If passed, the law will be an additional tool for the US administration to put pressure on Russia to advance the issue of the Constitutional Committee and prevent Russia and the countries that reestablish relations with the regime from making direct or indirect financial investments that support the regime. Additionally, the law will be a clear opposition to the Iranian occupation of Syria, as it links a large part of lifting these sanctions with Iran’s withdrawal from Syria. Increased pressure is expected on United Nations relief agencies to carry out humanitarian projects away from regime intervention or control.
Caesar’s Law is certainly a step forward in the right direction, and will help to besiege the Assad regime, which has so far destroyed a homeland, killed hundreds of thousands of Syrians, arrested and tortured many other thousands, displaced millions, changed demographic structures, destroyed infrastructure and promoted a culture of violence, hatred and societal division.

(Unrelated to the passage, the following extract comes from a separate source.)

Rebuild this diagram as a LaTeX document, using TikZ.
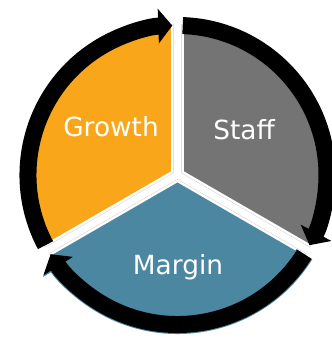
\documentclass[tikz,border=0pt]{standalone}
\usepackage{fontspec}
\setmainfont{DejaVu Sans}
\usetikzlibrary{arrows.meta,calc}

\definecolor{growthorange}{RGB}{250,166,26}
\definecolor{staffgray}{RGB}{116,116,116}
\definecolor{marginblue}{RGB}{76,135,162}

\tikzset{
	segment/.style = {
			draw = white,
			line width = 0.07cm,
			preaction = {draw=black!18, line width=0.1cm},
		},
	cyclearrow/.style = {
			draw = black,
			line width = 0.51cm,
			line cap = butt,
			-{Triangle[width=1.02cm, length=0.42cm]},
		},
	segtext/.style = {
			text = white,
			anchor = base,
			inner sep = 0pt,
			font = \fontsize{22.5}{26}\selectfont,
		}
}

\begin{document}
\begin{tikzpicture}[x=0.03cm, y=0.03cm]
	\useasboundingbox (0,0) rectangle (331,340);

	% centre of the cycle, every segment is pushed out a little
	\coordinate (ctr) at (177.5,165);
	\coordinate (growthapex) at ($(ctr)+(150:6)$);
	\coordinate (staffapex)  at ($(ctr)+(30:6)$);
	\coordinate (marginapex) at ($(ctr)+(270:6)$);

	% Pie segments
	\filldraw[fill=growthorange, segment] (growthapex) -- ++(90:146) arc[start angle=90, end angle=210, radius=146] -- cycle;
	\filldraw[fill=staffgray, segment] (staffapex) -- ++(90:146) arc[start angle=90, end angle=-30, radius=146] -- cycle;
	\filldraw[fill=marginblue, segment] (marginapex) -- ++(-30:146) arc[start angle=-30, end angle=-150, radius=146] -- cycle;

	% Circular arrows round the rim (clockwise)
	\draw[cyclearrow] ($(ctr)+(208:149.5)$) arc[start angle=208, end angle=92, radius=149.5];
	\draw[cyclearrow] ($(ctr)+(88:149.5)$) arc[start angle=88, end angle=-28, radius=149.5];
	\draw[cyclearrow, preaction={draw=marginblue, line width=0.57cm, -{Triangle[width=1.09cm, length=0.46cm]}}]
		($(ctr)+(-32:149.5)$) arc[start angle=-32, end angle=-148, radius=149.5];

	% Segment names
	\node[segtext] (growth) at (111,203) {Growth};
	\node[segtext] (staff)  at (244,200) {Staff};
	\node[segtext] (margin) at (178,65)  {Margin};
\end{tikzpicture}
\end{document}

It is a step on the right track, but it is not what the Syrians aspire to. The Syrians (at least most of them) aspire to remove a regime of oppression and tyranny and take Syria towards a civil-democratic state, based on the rule of law and individual, cultural and religious freedoms. They aspire to justice by holding senior perpetrators of war crimes and crimes against humanity accountable and ensuring that they do not receive impunity.
Syrians want to get rid of the rule of the corrupt Assad family and hold them responsible for the crimes committed. They also want to liberate Syria from military occupations in all its forms, especially the Russian and Iranian occupation of Syria.
The Syrians want to see those who killed their sons and loved ones face the consequences for their acts.
Caesar’s Law does not achieve everything, and it should not be portrayed as a victory for justice in Syria. It is a good step on the right path, but the Syrian people must hold on to this and develop it until the day comes when they can see justice and their oppressors are judged and condemned.